_THE REQUEST_
Scan the following material for the string "matplotlib" and copy each line in which it appears.

# START OF ITEMS

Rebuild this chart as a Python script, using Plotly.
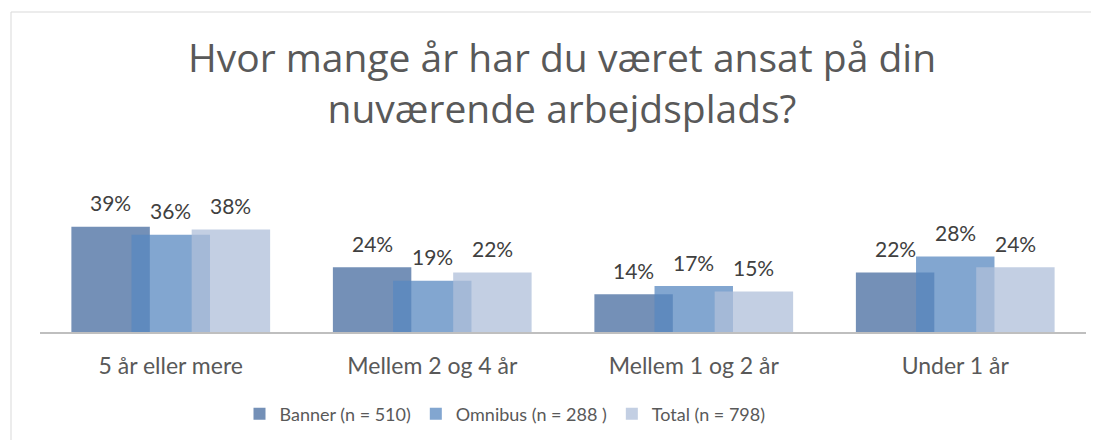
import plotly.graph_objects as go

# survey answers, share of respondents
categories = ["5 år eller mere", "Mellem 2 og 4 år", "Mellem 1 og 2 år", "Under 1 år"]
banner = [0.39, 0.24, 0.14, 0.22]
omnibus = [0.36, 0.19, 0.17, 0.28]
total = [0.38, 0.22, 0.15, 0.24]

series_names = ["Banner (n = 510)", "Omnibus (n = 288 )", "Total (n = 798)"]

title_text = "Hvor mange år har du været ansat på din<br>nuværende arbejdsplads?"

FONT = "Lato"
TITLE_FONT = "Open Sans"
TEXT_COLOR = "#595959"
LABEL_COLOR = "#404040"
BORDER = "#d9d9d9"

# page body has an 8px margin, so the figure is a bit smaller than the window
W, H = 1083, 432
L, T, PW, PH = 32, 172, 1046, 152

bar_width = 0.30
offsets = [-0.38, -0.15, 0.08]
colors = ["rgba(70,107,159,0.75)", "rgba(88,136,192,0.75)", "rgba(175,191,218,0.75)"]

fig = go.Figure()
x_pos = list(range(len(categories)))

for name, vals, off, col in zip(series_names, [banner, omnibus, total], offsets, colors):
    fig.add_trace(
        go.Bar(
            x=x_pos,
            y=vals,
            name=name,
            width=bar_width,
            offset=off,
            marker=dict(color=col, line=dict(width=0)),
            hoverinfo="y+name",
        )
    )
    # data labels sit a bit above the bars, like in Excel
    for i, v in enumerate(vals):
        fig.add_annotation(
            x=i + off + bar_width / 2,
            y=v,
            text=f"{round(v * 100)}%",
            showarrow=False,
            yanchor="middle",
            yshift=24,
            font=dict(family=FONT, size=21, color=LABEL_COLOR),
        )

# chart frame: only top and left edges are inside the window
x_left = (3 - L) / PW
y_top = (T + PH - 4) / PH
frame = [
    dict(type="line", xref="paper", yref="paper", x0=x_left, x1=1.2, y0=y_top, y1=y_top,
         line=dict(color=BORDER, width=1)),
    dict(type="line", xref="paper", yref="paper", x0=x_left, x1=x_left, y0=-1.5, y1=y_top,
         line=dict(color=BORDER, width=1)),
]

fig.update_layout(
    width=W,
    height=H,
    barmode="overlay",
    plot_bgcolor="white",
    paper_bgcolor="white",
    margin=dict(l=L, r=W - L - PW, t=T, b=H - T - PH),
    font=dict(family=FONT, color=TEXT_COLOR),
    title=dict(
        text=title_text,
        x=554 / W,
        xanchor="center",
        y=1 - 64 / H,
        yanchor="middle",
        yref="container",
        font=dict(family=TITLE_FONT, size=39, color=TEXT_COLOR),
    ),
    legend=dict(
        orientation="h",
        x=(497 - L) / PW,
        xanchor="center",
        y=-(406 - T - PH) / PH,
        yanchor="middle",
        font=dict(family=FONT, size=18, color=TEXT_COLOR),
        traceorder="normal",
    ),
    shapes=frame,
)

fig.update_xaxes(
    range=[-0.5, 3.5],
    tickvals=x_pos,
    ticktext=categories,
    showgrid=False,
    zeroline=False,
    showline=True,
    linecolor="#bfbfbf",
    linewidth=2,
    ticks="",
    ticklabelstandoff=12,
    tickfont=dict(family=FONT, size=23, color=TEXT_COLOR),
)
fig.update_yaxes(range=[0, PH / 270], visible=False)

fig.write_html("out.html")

# END OF ITEMS
# START OF ITEMS

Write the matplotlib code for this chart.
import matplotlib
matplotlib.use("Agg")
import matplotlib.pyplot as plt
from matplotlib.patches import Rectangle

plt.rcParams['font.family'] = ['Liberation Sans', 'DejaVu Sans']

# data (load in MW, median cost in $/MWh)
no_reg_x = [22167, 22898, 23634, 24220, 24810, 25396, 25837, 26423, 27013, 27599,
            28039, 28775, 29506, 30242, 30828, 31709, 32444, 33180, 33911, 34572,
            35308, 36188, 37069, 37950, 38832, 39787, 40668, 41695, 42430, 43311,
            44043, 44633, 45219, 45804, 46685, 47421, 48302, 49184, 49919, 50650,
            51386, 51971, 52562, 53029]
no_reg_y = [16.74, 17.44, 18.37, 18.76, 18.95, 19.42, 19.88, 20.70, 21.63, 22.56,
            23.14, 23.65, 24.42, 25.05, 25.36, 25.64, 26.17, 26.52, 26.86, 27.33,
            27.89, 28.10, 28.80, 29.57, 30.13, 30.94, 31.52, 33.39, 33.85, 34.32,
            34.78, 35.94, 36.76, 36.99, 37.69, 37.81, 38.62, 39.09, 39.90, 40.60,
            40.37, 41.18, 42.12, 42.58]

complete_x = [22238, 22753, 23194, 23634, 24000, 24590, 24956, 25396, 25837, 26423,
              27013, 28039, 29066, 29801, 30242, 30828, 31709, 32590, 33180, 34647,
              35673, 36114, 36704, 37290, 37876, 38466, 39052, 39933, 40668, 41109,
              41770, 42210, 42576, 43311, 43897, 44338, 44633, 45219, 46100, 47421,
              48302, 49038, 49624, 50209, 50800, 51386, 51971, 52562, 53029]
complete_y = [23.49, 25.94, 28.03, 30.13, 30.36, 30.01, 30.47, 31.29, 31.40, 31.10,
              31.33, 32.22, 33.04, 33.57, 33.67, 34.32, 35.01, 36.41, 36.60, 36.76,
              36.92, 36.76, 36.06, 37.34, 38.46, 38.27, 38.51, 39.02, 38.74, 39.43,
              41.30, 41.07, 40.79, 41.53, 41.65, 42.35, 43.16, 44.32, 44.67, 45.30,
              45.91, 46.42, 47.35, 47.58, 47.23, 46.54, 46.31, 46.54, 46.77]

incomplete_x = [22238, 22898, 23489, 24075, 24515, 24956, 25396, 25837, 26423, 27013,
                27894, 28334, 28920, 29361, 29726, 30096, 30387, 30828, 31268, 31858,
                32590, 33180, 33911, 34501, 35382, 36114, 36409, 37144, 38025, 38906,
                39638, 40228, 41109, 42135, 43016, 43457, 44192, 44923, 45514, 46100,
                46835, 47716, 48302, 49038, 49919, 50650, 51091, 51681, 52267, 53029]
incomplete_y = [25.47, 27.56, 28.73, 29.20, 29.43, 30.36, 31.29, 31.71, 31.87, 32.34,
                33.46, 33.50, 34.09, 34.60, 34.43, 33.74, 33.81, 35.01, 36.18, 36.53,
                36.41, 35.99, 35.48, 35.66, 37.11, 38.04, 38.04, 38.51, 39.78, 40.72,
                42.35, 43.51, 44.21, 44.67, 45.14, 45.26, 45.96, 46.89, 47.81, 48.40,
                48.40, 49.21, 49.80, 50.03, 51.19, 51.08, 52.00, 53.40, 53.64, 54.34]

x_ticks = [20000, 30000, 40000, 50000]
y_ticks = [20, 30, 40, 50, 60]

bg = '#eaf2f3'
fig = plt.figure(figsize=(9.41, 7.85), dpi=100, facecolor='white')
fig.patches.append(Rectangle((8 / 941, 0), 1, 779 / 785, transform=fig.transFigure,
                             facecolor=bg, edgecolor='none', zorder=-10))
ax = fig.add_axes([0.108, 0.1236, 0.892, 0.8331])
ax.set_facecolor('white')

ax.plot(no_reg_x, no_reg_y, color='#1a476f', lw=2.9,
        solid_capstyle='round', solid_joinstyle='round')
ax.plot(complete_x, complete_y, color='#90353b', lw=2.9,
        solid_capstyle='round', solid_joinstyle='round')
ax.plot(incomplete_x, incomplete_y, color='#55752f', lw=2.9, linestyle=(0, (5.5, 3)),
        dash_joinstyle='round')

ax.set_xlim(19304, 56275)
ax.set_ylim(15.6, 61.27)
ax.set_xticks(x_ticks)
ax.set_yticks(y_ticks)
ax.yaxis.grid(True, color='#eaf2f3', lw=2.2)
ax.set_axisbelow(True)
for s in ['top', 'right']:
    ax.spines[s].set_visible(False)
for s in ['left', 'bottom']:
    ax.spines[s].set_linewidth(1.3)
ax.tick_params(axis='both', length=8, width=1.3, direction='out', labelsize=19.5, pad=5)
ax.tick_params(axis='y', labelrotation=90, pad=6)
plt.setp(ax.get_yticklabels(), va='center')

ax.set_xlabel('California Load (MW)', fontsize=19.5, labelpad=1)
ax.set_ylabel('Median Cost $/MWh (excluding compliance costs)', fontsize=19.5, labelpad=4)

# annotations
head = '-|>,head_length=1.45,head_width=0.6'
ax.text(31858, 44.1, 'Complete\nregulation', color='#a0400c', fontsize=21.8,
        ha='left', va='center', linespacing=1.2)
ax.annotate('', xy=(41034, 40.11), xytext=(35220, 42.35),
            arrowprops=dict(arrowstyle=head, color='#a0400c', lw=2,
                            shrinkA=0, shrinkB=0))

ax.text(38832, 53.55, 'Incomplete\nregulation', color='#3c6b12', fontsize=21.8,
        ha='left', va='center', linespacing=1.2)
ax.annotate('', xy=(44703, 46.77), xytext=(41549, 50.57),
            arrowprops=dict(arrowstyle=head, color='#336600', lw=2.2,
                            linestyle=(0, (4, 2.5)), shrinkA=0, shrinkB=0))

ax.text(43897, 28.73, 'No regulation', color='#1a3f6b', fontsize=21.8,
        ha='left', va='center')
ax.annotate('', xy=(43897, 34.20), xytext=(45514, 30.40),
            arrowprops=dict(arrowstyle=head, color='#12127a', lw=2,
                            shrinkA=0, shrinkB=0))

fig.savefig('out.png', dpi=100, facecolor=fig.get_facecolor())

# END OF ITEMS

_EXERCISE SOLUTION_
Write the matplotlib code for this chart.
import matplotlib
matplotlib.use("Agg")
import matplotlib.pyplot as plt
from matplotlib.patches import Rectangle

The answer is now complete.